AIM OF THE EXERCISE =>
Print the material below exactly as it stands, please, from its first line to the line holding "const pairs = (xs, ys)", with no pictures.

↓

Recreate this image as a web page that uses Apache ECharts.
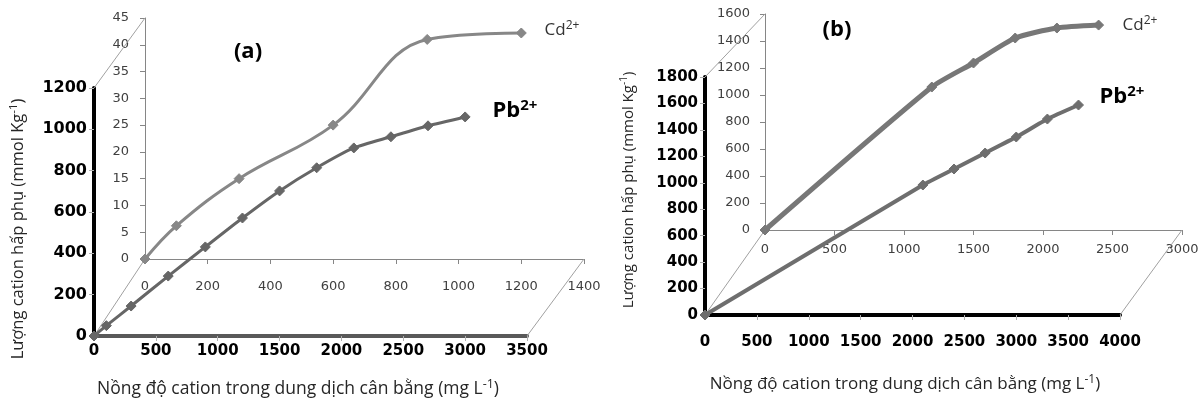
<!DOCTYPE html>
<html>
<head>
<meta charset="utf-8">
<script src="https://cdn.jsdelivr.net/npm/echarts@6/dist/echarts.min.js"></script>
<style>
  html, body { margin: 0; padding: 0; background: #fff; }
  #chart { width: 1204px; height: 403px; }
</style>
</head>
<body>
<div id="chart"></div>
<script>
// panel (a): Pb on the front axes, Cd on the back (skewed) axes
const aPbX = [0, 100, 300, 600, 900, 1200, 1500, 1800, 2100, 2400, 2700, 3000]
const aPbY = [0, 50, 145, 290, 431, 571, 702, 814, 910, 964, 1017, 1060]
const aCdX = [0, 100, 300, 600, 900, 1200]
const aCdY = [0, 6.2, 15, 25, 41, 42.2]

// panel (b)
const bPbX = [0, 2100, 2400, 2700, 3000, 3300, 3600]
const bPbY = [0, 983, 1104, 1225, 1346, 1482, 1588]
const bCdX = [0, 1200, 1500, 1800, 2100, 2400]
const bCdY = [0, 1059, 1237, 1422, 1496, 1518]

// axis ranges [min, max, interval]
const aFrontX = [0, 3500, 500]
const aFrontY = [0, 1200, 200]
const aBackX = [0, 1400, 200]
const aBackY = [0, 45, 5]
const bFrontX = [0, 4000, 500]
const bFrontY = [0, 1800, 200]
const bBackX = [0, 3000, 500]
const bBackY = [0, 1600, 200]

const yTitle = '{t|Lượng cation hấp phụ (mmol Kg}{s|-1}{t|)}'
const xTitle = '{t|Nồng độ cation trong dung dịch cân bằng (mg L}{s|-1}{t|)}'

const numFont = 'DejaVu Sans'
const txtFont = 'Open Sans'
const plain = v => String(v)

const pairs = (xs, ys) => xs.map((x, i) => [x, ys[i]])

function frontX(r, lineColor, margin) {
  return {
    type: 'value', min: r[0], max: r[1], interval: r[2],
    axisLine: { lineStyle: { color: lineColor, width: 4 } },
    axisTick: { length: 5, lineStyle: { color: '#b0b0b0' } },
    axisLabel: { fontFamily: numFont, fontWeight: 'bold', fontSize: 15, color: '#000', margin: margin, formatter: plain },
    splitLine: { show: false }
  }
}
function frontY(r, size) {
  return {
    type: 'value', min: r[0], max: r[1], interval: r[2],
    axisLine: { show: true, lineStyle: { color: '#000', width: 4 } },
    axisTick: { show: true, length: 5, lineStyle: { color: '#b0b0b0' } },
    axisLabel: { fontFamily: numFont, fontWeight: 'bold', fontSize: size, color: '#000', margin: 7, formatter: plain },
    splitLine: { show: false }
  }
}
function backAxis(r, margin) {
  return {
    type: 'value', min: r[0], max: r[1], interval: r[2],
    axisLine: { show: true, lineStyle: { color: '#868686', width: 1 } },
    axisTick: { show: true, length: 5, lineStyle: { color: '#868686' } },
    axisLabel: { fontFamily: numFont, fontSize: 13, color: '#404040', margin: margin, formatter: plain },
    splitLine: { show: false }
  }
}

const grids = [
  { left: 94, top: 88, width: 433, height: 248 },
  { left: 145, top: 18, width: 439, height: 241 },
  { left: 705, top: 77, width: 415, height: 238 },
  { left: 765, top: 14, width: 417, height: 216 }
]

function lineSeries(idx, data, color, width, smooth, z) {
  return {
    type: 'line', xAxisIndex: idx, yAxisIndex: idx,
    data: data, smooth: smooth, z: z,
    symbol: 'diamond', symbolSize: 10, showSymbol: true,
    lineStyle: { color: color, width: width },
    itemStyle: { color: color, borderColor: color },
    animation: false
  }
}

const chart = echarts.init(document.getElementById('chart'))
chart.setOption({
  animation: false,
  grid: grids,
  xAxis: [
    Object.assign(frontX(aFrontX, '#595959', 8), { gridIndex: 0 }),
    Object.assign(backAxis(aBackX, 21), { gridIndex: 1 }),
    Object.assign(frontX(bFrontX, '#000', 20), { gridIndex: 2 }),
    Object.assign(backAxis(bBackX, 13), { gridIndex: 3 })
  ],
  yAxis: [
    Object.assign(frontY(aFrontY, 16), { gridIndex: 0 }),
    Object.assign(backAxis(aBackY, 16), { gridIndex: 1 }),
    Object.assign(frontY(bFrontY, 15), { gridIndex: 2 }),
    Object.assign(backAxis(bBackY, 15), { gridIndex: 3 })
  ],
  series: [
    lineSeries(1, pairs(aCdX, aCdY), '#878787', 3, 0.4, 3),
    lineSeries(0, pairs(aPbX, aPbY), '#666666', 3, 0.2, 4),
    lineSeries(3, pairs(bCdX, bCdY), '#777777', 5, 0.2, 3),
    lineSeries(2, pairs(bPbX, bPbY), '#6e6e6e', 4, 0.15, 4)
  ]
})

// skewed connectors between front and back axes
const px = (i, v) => chart.convertToPixel({ xAxisIndex: i, yAxisIndex: i }, v)
function connector(f, b, vf, vb) {
  const p1 = px(f, vf), p2 = px(b, vb)
  return { type: 'line', z: 1, shape: { x1: p1[0], y1: p1[1], x2: p2[0], y2: p2[1] }, style: { stroke: '#a0a0a0', lineWidth: 1 } }
}
function label(x, y, text, rich, rot) {
  return { type: 'text', x: x, y: y, rotation: rot || 0, z: 10,
    style: { text: text, rich: rich, align: 'center', verticalAlign: 'middle' } }
}
const titleRich = size => ({
  t: { fontFamily: txtFont, fontSize: size, fill: '#262626', lineHeight: size + 4 },
  s: { fontFamily: txtFont, fontSize: size - 5, fill: '#262626', verticalAlign: 'top', lineHeight: size + 4 }
})
const ionRich = (size, bold) => ({
  t: { fontFamily: txtFont, fontSize: size, fontWeight: bold ? 'bold' : 'normal', fill: bold ? '#000' : '#333', lineHeight: size + 4 },
  s: { fontFamily: txtFont, fontSize: Math.round(size * 0.7), fontWeight: bold ? 'bold' : 'normal', fill: bold ? '#000' : '#333', verticalAlign: 'top', lineHeight: size + 4 }
})

chart.setOption({
  graphic: [
    connector(0, 1, [aFrontX[0], aFrontY[0]], [aBackX[0], aBackY[0]]),
    connector(0, 1, [aFrontX[0], aFrontY[1]], [aBackX[0], aBackY[1]]),
    connector(0, 1, [aFrontX[1], aFrontY[0]], [aBackX[1], aBackY[0]]),
    connector(2, 3, [bFrontX[0], bFrontY[0]], [bBackX[0], bBackY[0]]),
    connector(2, 3, [bFrontX[0], bFrontY[1]], [bBackX[0], bBackY[1]]),
    connector(2, 3, [bFrontX[1], bFrontY[0]], [bBackX[1], bBackY[0]]),
    label(248, 52, '{t|(a)}', ionRich(22, true)),
    label(837, 30, '{t|(b)}', ionRich(22, true)),
    label(562, 30, '{t|Cd}{s|2+}', ionRich(17, false)),
    label(1140, 25, '{t|Cd}{s|2+}', ionRich(17, false)),
    label(515, 111, '{t|Pb}{s|2+}', ionRich(22, true)),
    label(1122, 97, '{t|Pb}{s|2+}', ionRich(22, true)),
    label(18, 229, yTitle, titleRich(16.5), Math.PI / 2),
    label(629, 190, yTitle, titleRich(15), Math.PI / 2),
    label(298, 389, xTitle, titleRich(17.5)),
    label(905, 384, xTitle, titleRich(17))
  ]
})
</script>
</body>
</html>
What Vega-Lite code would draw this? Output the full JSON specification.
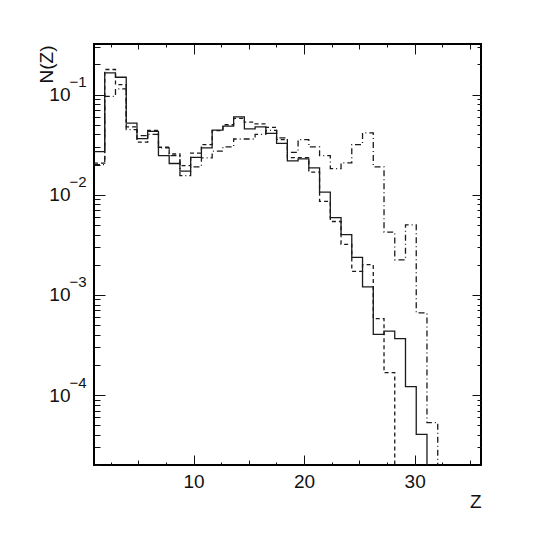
{
  "$schema": "https://vega.github.io/schema/vega-lite/v6.json",
  "autosize": "none",
  "width": 387,
  "height": 421,
  "padding": {"left": 94, "top": 44, "right": 64, "bottom": 80},
  "background": "white",
  "config": {
    "view": {"stroke": "black", "strokeWidth": 2},
    "axis": {"labelFont": "Liberation Sans", "titleFont": "Liberation Sans", "labelColor": "#111", "titleColor": "#111", "tickColor": "#111", "domain": false, "grid": false, "labelOverlap": false, "labelFlush": false, "labelBound": false}
  },
  "data": {"values": [
    {"s":"a","e":1,"v":0.027},{"s":"a","e":1.971,"v":0.165},{"s":"a","e":2.943,"v":0.149},{"s":"a","e":3.914,"v":0.052},{"s":"a","e":4.886,"v":0.0363},{"s":"a","e":5.857,"v":0.043},{"s":"a","e":6.829,"v":0.0246},{"s":"a","e":7.8,"v":0.0205},{"s":"a","e":8.771,"v":0.0172},{"s":"a","e":9.743,"v":0.0236},{"s":"a","e":10.714,"v":0.0294},{"s":"a","e":11.686,"v":0.0442},{"s":"a","e":12.657,"v":0.0485},{"s":"a","e":13.629,"v":0.0598},{"s":"a","e":14.6,"v":0.0454},{"s":"a","e":15.571,"v":0.0476},{"s":"a","e":16.543,"v":0.041},{"s":"a","e":17.514,"v":0.0325},{"s":"a","e":18.486,"v":0.0218},{"s":"a","e":19.457,"v":0.0228},{"s":"a","e":20.429,"v":0.0185},{"s":"a","e":21.4,"v":0.0106},{"s":"a","e":22.371,"v":0.0059},{"s":"a","e":23.343,"v":0.004},{"s":"a","e":24.314,"v":0.00237},{"s":"a","e":25.286,"v":0.0012},{"s":"a","e":26.257,"v":0.000403},{"s":"a","e":27.229,"v":0.000435},{"s":"a","e":28.2,"v":0.000365},{"s":"a","e":29.171,"v":0.000121},{"s":"a","e":30.143,"v":0.0000405},{"s":"a","e":31.114,"v":0.000001},
    {"s":"b","e":1,"v":0.0207},{"s":"b","e":1.971,"v":0.178},{"s":"b","e":2.943,"v":0.126},{"s":"b","e":3.914,"v":0.0476},{"s":"b","e":4.886,"v":0.0335},{"s":"b","e":5.857,"v":0.044},{"s":"b","e":6.829,"v":0.0298},{"s":"b","e":7.8,"v":0.0255},{"s":"b","e":8.771,"v":0.0195},{"s":"b","e":9.743,"v":0.026},{"s":"b","e":10.714,"v":0.0317},{"s":"b","e":11.686,"v":0.0437},{"s":"b","e":12.657,"v":0.05},{"s":"b","e":13.629,"v":0.058},{"s":"b","e":14.6,"v":0.053},{"s":"b","e":15.571,"v":0.051},{"s":"b","e":16.543,"v":0.047},{"s":"b","e":17.514,"v":0.0355},{"s":"b","e":18.486,"v":0.0235},{"s":"b","e":19.457,"v":0.0235},{"s":"b","e":20.429,"v":0.0168},{"s":"b","e":21.4,"v":0.0086},{"s":"b","e":22.371,"v":0.0054},{"s":"b","e":23.343,"v":0.0032},{"s":"b","e":24.314,"v":0.00172},{"s":"b","e":25.286,"v":0.002},{"s":"b","e":26.257,"v":0.00058},{"s":"b","e":27.229,"v":0.000167},{"s":"b","e":28.2,"v":0.000001},
    {"s":"c","e":1,"v":0.02},{"s":"c","e":1.971,"v":0.096},{"s":"c","e":2.943,"v":0.114},{"s":"c","e":3.914,"v":0.0447},{"s":"c","e":4.886,"v":0.039},{"s":"c","e":5.857,"v":0.04},{"s":"c","e":6.829,"v":0.0294},{"s":"c","e":7.8,"v":0.0246},{"s":"c","e":8.771,"v":0.0155},{"s":"c","e":9.743,"v":0.019},{"s":"c","e":10.714,"v":0.0233},{"s":"c","e":11.686,"v":0.0272},{"s":"c","e":12.657,"v":0.03},{"s":"c","e":13.629,"v":0.036},{"s":"c","e":14.6,"v":0.036},{"s":"c","e":15.571,"v":0.04},{"s":"c","e":16.543,"v":0.044},{"s":"c","e":17.514,"v":0.037},{"s":"c","e":18.486,"v":0.0265},{"s":"c","e":19.457,"v":0.0355},{"s":"c","e":20.429,"v":0.03},{"s":"c","e":21.4,"v":0.0246},{"s":"c","e":22.371,"v":0.0182},{"s":"c","e":23.343,"v":0.0208},{"s":"c","e":24.314,"v":0.0317},{"s":"c","e":25.286,"v":0.0414},{"s":"c","e":26.257,"v":0.019},{"s":"c","e":27.229,"v":0.00423},{"s":"c","e":28.2,"v":0.00224},{"s":"c","e":29.171,"v":0.005},{"s":"c","e":30.143,"v":0.00066},{"s":"c","e":31.114,"v":0.000053},{"s":"c","e":32.086,"v":0.000001}
  ]},
  "resolve": {"axis": {"x": "independent", "y": "independent"}},
  "layer": [
    {
      "mark": {"type": "line", "interpolate": "step-after", "clip": true, "color": "#1a1a1a", "strokeWidth": 1.3},
      "encoding": {
        "x": {"field": "e", "type": "quantitative",
          "scale": {"domain": [1, 36], "nice": false, "zero": false},
          "axis": {"orient": "bottom",
            "values": [2.5,5,7.5,10,12.5,15,17.5,20,22.5,25,27.5,30,32.5,35],
            "labelExpr": "datum.value % 10 === 0 ? '' + datum.value : ''",
            "tickSize": {"condition": [{"test": "datum.value % 10 === 0", "value": -10}, {"test": "datum.value % 5 === 0", "value": -5}], "value": -3},
            "labelPadding": 17, "labelFontSize": 19,
            "title": "Z", "titleFontSize": 19, "titleFontWeight": "normal", "titleAnchor": "end", "titleAlign": "right", "titleBaseline": "top", "titleX": 387, "titleY": 27}},
        "y": {"field": "v", "type": "quantitative",
          "scale": {"type": "log", "domain": [0.00002, 0.32], "nice": false},
          "axis": {"orient": "left",
            "values": [0.00002,0.00003,0.00004,0.00005,0.00006,0.00007,0.00008,0.00009,0.0001,0.0002,0.0003,0.0004,0.0005,0.0006,0.0007,0.0008,0.0009,0.001,0.002,0.003,0.004,0.005,0.006,0.007,0.008,0.009,0.01,0.02,0.03,0.04,0.05,0.06,0.07,0.08,0.09,0.1,0.2,0.3],
            "labelExpr": "abs(log(datum.value)/LN10 - round(log(datum.value)/LN10)) < 0.001 ? '10' : ''",
            "tickSize": {"condition": {"test": "abs(log(datum.value)/LN10 - round(log(datum.value)/LN10)) < 0.001", "value": -11}, "value": -6},
            "labelPadding": 35, "labelFontSize": 19, "labelBaseline": "middle", "labelAlign": "right",
            "title": "N(Z)", "titleFontSize": 19, "titleFontWeight": "normal", "titleAngle": 270, "titleAlign": "right", "titleBaseline": "middle", "titleX": -48, "titleY": 1}},
        "strokeDash": {"field": "s", "type": "nominal", "legend": null,
          "scale": {"domain": ["a", "b", "c"], "range": [[1, 0], [4, 3], [6, 3, 1, 3]]}}
      }
    },
    {
      "mark": {"type": "point", "opacity": 0, "clip": true},
      "encoding": {
        "x": {"field": "e", "type": "quantitative",
          "axis": {"orient": "top", "labels": false, "title": null,
            "values": [2.5,5,7.5,10,12.5,15,17.5,20,22.5,25,27.5,30,32.5,35],
            "tickSize": {"condition": [{"test": "datum.value % 10 === 0", "value": -10}, {"test": "datum.value % 5 === 0", "value": -5}], "value": -3}}},
        "y": {"field": "v", "type": "quantitative",
          "axis": {"orient": "right", "labels": false, "title": null,
            "values": [0.00002,0.00003,0.00004,0.00005,0.00006,0.00007,0.00008,0.00009,0.0001,0.0002,0.0003,0.0004,0.0005,0.0006,0.0007,0.0008,0.0009,0.001,0.002,0.003,0.004,0.005,0.006,0.007,0.008,0.009,0.01,0.02,0.03,0.04,0.05,0.06,0.07,0.08,0.09,0.1,0.2,0.3],
            "tickSize": {"condition": {"test": "abs(log(datum.value)/LN10 - round(log(datum.value)/LN10)) < 0.001", "value": -9}, "value": -4}}}
      }
    },
    {
      "mark": {"type": "point", "opacity": 0, "clip": true},
      "encoding": {
        "y": {"field": "v", "type": "quantitative",
          "axis": {"orient": "left", "ticks": false, "title": null,
            "values": [0.1, 0.01, 0.001, 0.0001],
            "labelExpr": "'−' + round(-log(datum.value)/LN10)",
            "labelFontSize": 15, "labelAlign": "left", "labelBaseline": "middle", "labelPadding": 25, "labelOffset": -13}}
      }
    }
  ]
}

↑

TASK SOLUTION =>
Recreate this image as a web page that uses Apache ECharts.
<!DOCTYPE html>
<html>
<head>
<meta charset="utf-8">
<script src="https://cdn.jsdelivr.net/npm/echarts@6/dist/echarts.min.js"></script>
<style>
  html, body { margin: 0; padding: 0; background: #fff; }
  #chart { width: 1204px; height: 403px; }
</style>
</head>
<body>
<div id="chart"></div>
<script>
// panel (a): Pb on the front axes, Cd on the back (skewed) axes
const aPbX = [0, 100, 300, 600, 900, 1200, 1500, 1800, 2100, 2400, 2700, 3000]
const aPbY = [0, 50, 145, 290, 431, 571, 702, 814, 910, 964, 1017, 1060]
const aCdX = [0, 100, 300, 600, 900, 1200]
const aCdY = [0, 6.2, 15, 25, 41, 42.2]

// panel (b)
const bPbX = [0, 2100, 2400, 2700, 3000, 3300, 3600]
const bPbY = [0, 983, 1104, 1225, 1346, 1482, 1588]
const bCdX = [0, 1200, 1500, 1800, 2100, 2400]
const bCdY = [0, 1059, 1237, 1422, 1496, 1518]

// axis ranges [min, max, interval]
const aFrontX = [0, 3500, 500]
const aFrontY = [0, 1200, 200]
const aBackX = [0, 1400, 200]
const aBackY = [0, 45, 5]
const bFrontX = [0, 4000, 500]
const bFrontY = [0, 1800, 200]
const bBackX = [0, 3000, 500]
const bBackY = [0, 1600, 200]

const yTitle = '{t|Lượng cation hấp phụ (mmol Kg}{s|-1}{t|)}'
const xTitle = '{t|Nồng độ cation trong dung dịch cân bằng (mg L}{s|-1}{t|)}'

const numFont = 'DejaVu Sans'
const txtFont = 'Open Sans'
const plain = v => String(v)

const pairs = (xs, ys) => xs.map((x, i) => [x, ys[i]])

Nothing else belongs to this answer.